═══ Data segment

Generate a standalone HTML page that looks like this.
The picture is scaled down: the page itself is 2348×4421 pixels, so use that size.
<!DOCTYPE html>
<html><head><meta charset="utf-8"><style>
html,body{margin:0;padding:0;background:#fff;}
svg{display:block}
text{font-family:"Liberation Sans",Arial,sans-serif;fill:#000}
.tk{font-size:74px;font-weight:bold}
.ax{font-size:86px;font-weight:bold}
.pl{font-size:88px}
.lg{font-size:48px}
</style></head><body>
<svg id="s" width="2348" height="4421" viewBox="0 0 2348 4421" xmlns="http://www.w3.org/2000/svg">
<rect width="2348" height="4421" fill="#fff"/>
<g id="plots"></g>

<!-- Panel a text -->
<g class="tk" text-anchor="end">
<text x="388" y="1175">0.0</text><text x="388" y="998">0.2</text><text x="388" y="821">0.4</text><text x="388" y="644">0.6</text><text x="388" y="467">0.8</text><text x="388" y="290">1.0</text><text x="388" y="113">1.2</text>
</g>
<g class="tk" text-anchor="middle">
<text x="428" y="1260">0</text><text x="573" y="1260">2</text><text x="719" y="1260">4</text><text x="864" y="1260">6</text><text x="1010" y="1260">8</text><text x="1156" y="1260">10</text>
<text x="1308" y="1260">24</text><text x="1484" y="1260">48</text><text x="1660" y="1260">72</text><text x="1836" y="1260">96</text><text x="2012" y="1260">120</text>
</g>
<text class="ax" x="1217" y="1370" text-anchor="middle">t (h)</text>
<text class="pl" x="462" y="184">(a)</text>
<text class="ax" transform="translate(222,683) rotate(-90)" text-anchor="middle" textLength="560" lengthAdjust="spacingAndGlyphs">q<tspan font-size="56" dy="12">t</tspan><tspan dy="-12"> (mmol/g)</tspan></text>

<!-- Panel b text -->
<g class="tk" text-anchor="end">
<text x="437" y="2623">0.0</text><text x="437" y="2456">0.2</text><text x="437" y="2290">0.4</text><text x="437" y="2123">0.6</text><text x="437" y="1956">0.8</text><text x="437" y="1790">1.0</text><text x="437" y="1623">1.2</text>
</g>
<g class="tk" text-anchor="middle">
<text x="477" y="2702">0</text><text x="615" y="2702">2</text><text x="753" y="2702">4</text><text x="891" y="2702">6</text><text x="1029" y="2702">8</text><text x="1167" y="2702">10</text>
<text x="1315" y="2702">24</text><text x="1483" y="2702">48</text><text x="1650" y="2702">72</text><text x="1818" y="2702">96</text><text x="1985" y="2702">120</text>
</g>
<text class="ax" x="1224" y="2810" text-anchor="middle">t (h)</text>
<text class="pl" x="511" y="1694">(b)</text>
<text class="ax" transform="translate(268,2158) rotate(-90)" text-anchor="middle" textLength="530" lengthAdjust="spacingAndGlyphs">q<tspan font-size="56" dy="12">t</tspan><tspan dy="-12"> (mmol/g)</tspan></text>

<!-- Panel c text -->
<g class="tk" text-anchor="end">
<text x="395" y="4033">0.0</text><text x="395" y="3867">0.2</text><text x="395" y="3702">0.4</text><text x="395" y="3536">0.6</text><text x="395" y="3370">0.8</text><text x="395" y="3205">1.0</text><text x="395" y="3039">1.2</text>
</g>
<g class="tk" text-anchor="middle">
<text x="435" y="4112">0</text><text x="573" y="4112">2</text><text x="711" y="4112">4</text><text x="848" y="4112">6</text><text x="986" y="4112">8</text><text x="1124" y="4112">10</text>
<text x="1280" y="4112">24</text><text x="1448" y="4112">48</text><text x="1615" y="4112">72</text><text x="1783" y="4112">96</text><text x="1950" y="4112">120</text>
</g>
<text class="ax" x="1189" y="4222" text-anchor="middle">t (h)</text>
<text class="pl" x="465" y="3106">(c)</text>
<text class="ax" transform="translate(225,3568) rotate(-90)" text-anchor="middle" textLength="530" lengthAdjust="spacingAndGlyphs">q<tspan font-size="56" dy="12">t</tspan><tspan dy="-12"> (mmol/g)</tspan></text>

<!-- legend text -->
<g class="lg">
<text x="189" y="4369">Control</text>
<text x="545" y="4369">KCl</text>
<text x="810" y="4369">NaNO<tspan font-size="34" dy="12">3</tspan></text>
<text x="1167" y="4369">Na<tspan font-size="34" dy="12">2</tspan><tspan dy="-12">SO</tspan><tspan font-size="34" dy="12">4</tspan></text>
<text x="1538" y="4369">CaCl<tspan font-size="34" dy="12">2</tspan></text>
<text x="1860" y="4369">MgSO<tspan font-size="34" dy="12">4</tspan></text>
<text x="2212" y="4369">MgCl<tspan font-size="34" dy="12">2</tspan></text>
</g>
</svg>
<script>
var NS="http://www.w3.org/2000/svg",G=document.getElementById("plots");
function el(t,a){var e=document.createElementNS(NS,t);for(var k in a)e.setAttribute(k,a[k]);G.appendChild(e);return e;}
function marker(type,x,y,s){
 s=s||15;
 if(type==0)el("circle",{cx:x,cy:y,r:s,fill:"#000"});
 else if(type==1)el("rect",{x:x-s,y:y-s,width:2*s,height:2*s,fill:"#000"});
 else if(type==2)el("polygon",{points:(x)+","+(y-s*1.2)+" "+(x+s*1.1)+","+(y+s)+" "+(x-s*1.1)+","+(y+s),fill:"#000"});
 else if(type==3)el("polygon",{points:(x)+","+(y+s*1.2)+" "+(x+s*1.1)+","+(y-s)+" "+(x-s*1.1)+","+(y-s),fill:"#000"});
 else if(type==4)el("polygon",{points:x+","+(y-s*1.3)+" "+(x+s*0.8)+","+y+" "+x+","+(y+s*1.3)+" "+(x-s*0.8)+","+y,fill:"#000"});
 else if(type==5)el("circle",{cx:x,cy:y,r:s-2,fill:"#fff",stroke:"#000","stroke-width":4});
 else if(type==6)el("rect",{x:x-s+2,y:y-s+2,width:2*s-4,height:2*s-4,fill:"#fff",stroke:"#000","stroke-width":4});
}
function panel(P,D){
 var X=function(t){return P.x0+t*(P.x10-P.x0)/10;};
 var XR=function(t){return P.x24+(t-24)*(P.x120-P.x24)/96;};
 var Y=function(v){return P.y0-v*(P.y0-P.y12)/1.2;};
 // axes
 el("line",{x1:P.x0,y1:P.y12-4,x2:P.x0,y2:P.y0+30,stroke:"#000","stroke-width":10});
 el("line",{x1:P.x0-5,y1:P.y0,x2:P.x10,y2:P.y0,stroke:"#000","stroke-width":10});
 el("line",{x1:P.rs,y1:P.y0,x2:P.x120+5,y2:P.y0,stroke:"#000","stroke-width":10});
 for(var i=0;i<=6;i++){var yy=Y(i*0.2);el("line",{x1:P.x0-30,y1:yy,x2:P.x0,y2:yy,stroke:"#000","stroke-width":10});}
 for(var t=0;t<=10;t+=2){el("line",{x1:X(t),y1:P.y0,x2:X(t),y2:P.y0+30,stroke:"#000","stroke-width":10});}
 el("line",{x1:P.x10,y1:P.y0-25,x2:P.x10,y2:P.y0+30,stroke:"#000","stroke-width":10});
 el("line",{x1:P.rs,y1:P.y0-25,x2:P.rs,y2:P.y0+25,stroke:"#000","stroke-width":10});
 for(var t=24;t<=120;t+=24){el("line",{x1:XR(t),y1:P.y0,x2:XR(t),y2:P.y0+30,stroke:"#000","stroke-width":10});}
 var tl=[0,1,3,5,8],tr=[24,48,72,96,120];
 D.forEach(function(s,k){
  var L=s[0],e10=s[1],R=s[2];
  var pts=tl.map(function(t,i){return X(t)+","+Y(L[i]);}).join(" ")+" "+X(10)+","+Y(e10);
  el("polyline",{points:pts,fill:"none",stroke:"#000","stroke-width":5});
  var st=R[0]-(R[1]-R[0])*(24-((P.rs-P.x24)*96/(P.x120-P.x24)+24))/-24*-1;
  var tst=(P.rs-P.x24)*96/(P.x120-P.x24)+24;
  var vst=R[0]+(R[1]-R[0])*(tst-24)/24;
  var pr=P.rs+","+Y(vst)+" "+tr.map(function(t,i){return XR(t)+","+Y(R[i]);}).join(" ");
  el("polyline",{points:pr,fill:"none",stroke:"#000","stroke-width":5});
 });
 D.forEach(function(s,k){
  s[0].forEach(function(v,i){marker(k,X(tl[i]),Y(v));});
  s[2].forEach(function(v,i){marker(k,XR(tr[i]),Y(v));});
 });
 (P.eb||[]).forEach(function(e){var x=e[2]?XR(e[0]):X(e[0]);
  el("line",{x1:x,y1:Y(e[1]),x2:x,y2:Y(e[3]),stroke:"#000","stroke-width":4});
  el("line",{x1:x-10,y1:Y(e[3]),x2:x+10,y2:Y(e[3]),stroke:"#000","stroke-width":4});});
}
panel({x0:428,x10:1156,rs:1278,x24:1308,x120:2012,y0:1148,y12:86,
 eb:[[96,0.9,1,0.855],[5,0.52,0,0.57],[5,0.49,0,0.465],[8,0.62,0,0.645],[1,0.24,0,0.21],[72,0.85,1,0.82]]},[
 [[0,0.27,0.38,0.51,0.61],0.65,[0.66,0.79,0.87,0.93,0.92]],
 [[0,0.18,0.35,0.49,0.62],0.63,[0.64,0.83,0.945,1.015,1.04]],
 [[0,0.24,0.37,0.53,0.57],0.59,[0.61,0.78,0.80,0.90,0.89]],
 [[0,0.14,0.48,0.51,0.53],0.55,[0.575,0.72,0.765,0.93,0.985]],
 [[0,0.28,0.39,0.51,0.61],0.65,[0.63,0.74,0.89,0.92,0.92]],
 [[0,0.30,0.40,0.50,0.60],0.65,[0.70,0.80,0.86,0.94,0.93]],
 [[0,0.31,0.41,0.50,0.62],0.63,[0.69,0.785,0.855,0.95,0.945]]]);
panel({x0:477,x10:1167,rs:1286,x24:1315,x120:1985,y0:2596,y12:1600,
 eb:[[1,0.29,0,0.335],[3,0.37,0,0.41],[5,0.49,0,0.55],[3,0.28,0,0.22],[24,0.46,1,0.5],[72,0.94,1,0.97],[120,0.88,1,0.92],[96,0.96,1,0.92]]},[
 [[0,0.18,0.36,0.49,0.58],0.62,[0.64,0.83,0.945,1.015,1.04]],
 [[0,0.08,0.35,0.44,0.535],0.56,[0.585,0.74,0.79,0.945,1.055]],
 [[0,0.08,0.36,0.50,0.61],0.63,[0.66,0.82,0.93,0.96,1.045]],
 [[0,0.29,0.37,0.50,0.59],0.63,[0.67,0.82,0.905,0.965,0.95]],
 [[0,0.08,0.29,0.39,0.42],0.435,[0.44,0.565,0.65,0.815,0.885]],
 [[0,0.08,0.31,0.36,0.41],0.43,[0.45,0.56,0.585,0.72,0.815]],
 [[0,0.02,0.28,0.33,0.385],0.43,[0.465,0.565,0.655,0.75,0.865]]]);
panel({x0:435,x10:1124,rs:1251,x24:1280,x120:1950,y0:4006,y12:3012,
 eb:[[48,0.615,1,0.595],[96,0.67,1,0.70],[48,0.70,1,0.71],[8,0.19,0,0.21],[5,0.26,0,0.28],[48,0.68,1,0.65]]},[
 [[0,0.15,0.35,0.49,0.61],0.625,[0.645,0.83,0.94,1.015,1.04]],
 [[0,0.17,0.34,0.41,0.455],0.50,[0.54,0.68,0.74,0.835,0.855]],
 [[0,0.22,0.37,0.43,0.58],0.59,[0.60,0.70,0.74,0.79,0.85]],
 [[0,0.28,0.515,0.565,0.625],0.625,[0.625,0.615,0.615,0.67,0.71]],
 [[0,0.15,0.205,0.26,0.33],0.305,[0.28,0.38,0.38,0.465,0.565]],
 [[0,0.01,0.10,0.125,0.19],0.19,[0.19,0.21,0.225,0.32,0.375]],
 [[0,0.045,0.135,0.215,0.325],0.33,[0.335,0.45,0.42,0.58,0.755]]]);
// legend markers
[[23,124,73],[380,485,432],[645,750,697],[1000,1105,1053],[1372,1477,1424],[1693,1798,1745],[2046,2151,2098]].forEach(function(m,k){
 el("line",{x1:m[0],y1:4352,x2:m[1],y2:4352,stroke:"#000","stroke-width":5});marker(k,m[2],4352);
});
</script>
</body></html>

══════

* **Task directions**: Only a number is wanted: how many lines of the material above hold "that"?

* **Response to the exercise**: 2